◆ **PROBLEM DESCRIPTION**: Everything from the first line of the records below through the line containing "y_bot_vals = [0.0, 0.2, 0.4, 0.6, 0.8]" is to be retyped exactly; leave out the rest.

______

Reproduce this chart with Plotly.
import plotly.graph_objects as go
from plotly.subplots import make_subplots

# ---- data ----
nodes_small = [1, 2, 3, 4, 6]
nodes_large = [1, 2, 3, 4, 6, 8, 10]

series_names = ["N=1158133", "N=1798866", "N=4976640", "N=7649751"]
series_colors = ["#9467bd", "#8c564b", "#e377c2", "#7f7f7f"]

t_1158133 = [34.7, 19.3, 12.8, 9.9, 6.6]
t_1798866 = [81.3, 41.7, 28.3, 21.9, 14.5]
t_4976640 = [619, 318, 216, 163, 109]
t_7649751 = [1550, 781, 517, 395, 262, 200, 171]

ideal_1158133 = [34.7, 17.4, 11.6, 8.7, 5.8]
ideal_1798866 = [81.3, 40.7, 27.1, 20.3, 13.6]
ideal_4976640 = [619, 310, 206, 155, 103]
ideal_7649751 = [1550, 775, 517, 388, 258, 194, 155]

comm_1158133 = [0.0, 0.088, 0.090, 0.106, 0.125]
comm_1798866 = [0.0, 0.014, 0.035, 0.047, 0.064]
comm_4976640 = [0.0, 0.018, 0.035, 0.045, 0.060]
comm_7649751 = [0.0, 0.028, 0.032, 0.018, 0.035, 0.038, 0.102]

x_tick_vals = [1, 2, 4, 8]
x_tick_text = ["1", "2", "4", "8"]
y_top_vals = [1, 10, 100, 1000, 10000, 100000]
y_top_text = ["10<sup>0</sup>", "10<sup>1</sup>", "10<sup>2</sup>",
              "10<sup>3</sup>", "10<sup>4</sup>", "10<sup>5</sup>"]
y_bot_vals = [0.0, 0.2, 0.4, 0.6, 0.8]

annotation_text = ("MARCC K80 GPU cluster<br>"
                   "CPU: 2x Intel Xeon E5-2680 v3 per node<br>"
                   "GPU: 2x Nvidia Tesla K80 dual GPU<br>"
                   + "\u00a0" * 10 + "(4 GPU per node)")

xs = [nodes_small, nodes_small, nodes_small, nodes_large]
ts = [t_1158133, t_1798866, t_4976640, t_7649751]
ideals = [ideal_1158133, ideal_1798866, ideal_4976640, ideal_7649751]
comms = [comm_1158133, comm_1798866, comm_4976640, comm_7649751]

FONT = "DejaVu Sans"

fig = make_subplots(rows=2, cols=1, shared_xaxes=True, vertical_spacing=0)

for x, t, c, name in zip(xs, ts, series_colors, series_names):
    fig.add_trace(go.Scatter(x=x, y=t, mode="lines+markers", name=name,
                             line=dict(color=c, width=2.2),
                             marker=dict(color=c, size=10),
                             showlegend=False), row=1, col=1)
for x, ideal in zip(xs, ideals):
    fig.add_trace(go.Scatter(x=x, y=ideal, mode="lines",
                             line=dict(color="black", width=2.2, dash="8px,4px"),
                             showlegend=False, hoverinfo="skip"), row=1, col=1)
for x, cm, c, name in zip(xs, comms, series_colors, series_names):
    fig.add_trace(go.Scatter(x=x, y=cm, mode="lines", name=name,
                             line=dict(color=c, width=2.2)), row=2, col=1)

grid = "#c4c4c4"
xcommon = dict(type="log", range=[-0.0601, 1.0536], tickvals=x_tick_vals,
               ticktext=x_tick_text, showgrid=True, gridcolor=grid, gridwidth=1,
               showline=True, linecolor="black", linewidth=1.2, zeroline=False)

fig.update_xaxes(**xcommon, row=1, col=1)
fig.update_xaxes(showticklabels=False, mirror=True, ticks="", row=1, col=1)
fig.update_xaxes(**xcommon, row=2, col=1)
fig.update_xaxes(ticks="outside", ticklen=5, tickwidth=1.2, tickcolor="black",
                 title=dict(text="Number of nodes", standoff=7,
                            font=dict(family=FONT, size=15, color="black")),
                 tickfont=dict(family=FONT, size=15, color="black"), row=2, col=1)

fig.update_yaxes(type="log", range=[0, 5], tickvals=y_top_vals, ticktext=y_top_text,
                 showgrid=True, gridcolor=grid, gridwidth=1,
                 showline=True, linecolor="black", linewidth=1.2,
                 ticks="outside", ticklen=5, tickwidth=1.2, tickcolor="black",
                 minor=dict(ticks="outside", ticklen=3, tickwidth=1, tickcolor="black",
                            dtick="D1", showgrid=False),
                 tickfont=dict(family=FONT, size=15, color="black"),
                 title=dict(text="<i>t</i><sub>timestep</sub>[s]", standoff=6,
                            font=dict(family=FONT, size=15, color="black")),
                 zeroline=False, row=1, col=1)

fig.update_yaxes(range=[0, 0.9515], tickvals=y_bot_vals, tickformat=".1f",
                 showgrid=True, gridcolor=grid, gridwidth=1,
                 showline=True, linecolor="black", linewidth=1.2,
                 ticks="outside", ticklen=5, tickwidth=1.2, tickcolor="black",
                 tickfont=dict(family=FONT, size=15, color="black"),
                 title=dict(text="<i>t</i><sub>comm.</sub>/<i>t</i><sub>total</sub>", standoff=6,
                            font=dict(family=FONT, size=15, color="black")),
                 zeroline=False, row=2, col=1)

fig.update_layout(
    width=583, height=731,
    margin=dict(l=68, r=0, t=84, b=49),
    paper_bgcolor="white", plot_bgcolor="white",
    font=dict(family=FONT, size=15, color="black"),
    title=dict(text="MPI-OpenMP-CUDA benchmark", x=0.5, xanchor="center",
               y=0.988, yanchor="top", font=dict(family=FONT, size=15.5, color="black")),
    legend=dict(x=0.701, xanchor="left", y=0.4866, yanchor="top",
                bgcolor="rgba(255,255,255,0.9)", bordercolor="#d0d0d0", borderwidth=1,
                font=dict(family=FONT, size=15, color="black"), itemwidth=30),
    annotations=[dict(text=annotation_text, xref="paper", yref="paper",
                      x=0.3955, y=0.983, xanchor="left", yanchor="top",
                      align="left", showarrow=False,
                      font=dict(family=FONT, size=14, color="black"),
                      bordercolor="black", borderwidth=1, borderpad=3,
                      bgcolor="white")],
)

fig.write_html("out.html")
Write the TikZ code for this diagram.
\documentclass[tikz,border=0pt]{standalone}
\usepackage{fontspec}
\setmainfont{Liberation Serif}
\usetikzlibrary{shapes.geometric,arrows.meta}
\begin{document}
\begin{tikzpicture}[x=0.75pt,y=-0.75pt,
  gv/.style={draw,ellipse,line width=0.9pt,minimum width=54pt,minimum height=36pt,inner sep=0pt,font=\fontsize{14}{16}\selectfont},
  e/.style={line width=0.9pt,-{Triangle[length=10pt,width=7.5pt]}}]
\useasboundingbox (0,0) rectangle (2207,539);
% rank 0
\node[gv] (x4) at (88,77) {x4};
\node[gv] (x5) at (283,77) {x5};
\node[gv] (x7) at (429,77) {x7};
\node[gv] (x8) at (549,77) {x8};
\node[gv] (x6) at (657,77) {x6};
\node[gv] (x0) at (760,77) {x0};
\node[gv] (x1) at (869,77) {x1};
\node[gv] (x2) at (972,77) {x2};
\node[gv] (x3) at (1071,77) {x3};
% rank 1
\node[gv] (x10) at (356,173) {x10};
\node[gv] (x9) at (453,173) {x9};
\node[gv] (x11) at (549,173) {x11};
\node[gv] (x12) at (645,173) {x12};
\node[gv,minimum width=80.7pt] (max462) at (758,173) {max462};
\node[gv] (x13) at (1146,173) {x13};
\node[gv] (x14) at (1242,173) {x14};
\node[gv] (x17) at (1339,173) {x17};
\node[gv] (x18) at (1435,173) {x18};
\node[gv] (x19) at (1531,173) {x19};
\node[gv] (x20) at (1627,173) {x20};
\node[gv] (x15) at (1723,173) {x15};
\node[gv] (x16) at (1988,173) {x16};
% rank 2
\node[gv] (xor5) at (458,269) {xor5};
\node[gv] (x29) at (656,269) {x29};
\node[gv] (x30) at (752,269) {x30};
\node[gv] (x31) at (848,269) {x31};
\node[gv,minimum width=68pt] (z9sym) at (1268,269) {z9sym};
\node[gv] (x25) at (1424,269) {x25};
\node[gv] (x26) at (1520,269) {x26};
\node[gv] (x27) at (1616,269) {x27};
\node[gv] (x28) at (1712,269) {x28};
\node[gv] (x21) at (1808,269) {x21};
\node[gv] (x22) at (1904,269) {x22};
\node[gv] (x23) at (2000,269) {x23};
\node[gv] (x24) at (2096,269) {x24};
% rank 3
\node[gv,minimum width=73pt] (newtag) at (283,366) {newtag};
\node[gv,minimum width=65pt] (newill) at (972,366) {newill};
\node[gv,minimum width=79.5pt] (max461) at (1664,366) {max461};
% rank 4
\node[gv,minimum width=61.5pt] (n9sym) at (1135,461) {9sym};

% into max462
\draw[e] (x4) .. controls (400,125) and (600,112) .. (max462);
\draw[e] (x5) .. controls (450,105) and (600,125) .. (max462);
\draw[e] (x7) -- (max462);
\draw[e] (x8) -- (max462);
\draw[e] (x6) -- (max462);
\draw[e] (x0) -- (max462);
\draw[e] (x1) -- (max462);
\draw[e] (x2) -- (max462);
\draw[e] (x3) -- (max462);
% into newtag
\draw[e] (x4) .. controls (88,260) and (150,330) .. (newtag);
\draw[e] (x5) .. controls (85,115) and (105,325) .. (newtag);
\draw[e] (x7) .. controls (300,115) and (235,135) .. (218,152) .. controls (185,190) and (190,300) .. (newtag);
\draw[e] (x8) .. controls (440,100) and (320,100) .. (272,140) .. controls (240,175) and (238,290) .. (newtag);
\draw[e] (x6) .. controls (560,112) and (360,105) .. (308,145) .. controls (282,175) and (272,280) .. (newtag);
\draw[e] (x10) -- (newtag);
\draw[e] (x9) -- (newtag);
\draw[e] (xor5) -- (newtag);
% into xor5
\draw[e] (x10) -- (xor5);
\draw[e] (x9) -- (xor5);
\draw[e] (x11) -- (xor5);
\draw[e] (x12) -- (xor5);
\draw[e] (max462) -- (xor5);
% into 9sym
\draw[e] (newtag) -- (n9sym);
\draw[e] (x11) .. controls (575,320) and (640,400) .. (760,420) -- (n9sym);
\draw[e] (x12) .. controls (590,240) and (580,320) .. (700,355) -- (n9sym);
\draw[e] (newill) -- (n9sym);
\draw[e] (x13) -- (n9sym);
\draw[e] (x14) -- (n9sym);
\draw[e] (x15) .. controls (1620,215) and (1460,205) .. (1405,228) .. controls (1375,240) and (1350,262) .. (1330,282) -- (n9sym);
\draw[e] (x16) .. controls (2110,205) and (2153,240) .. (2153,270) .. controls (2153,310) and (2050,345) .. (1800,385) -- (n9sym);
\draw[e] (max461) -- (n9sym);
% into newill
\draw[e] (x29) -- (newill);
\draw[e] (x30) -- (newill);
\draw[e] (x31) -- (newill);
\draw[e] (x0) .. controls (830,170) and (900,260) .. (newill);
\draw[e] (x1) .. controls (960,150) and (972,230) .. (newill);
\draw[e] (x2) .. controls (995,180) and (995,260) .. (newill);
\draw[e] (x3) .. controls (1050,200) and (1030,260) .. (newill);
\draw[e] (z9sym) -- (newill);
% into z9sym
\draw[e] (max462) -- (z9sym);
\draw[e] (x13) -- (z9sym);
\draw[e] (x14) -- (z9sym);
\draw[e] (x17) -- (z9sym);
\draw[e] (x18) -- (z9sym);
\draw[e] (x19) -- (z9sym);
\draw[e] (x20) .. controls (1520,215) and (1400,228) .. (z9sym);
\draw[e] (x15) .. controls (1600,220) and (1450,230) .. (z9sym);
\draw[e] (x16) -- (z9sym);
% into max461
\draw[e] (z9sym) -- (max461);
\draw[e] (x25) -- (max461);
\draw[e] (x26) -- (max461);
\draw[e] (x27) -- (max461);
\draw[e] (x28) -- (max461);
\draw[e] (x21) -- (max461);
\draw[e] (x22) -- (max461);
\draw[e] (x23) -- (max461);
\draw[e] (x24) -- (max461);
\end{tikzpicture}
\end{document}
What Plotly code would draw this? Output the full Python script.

______

◆ **TASK RESPONSE**:
Reproduce this chart with Plotly.
import plotly.graph_objects as go
from plotly.subplots import make_subplots

# ---- data ----
nodes_small = [1, 2, 3, 4, 6]
nodes_large = [1, 2, 3, 4, 6, 8, 10]

series_names = ["N=1158133", "N=1798866", "N=4976640", "N=7649751"]
series_colors = ["#9467bd", "#8c564b", "#e377c2", "#7f7f7f"]

t_1158133 = [34.7, 19.3, 12.8, 9.9, 6.6]
t_1798866 = [81.3, 41.7, 28.3, 21.9, 14.5]
t_4976640 = [619, 318, 216, 163, 109]
t_7649751 = [1550, 781, 517, 395, 262, 200, 171]

ideal_1158133 = [34.7, 17.4, 11.6, 8.7, 5.8]
ideal_1798866 = [81.3, 40.7, 27.1, 20.3, 13.6]
ideal_4976640 = [619, 310, 206, 155, 103]
ideal_7649751 = [1550, 775, 517, 388, 258, 194, 155]

comm_1158133 = [0.0, 0.088, 0.090, 0.106, 0.125]
comm_1798866 = [0.0, 0.014, 0.035, 0.047, 0.064]
comm_4976640 = [0.0, 0.018, 0.035, 0.045, 0.060]
comm_7649751 = [0.0, 0.028, 0.032, 0.018, 0.035, 0.038, 0.102]

x_tick_vals = [1, 2, 4, 8]
x_tick_text = ["1", "2", "4", "8"]
y_top_vals = [1, 10, 100, 1000, 10000, 100000]
y_top_text = ["10<sup>0</sup>", "10<sup>1</sup>", "10<sup>2</sup>",
              "10<sup>3</sup>", "10<sup>4</sup>", "10<sup>5</sup>"]
y_bot_vals = [0.0, 0.2, 0.4, 0.6, 0.8]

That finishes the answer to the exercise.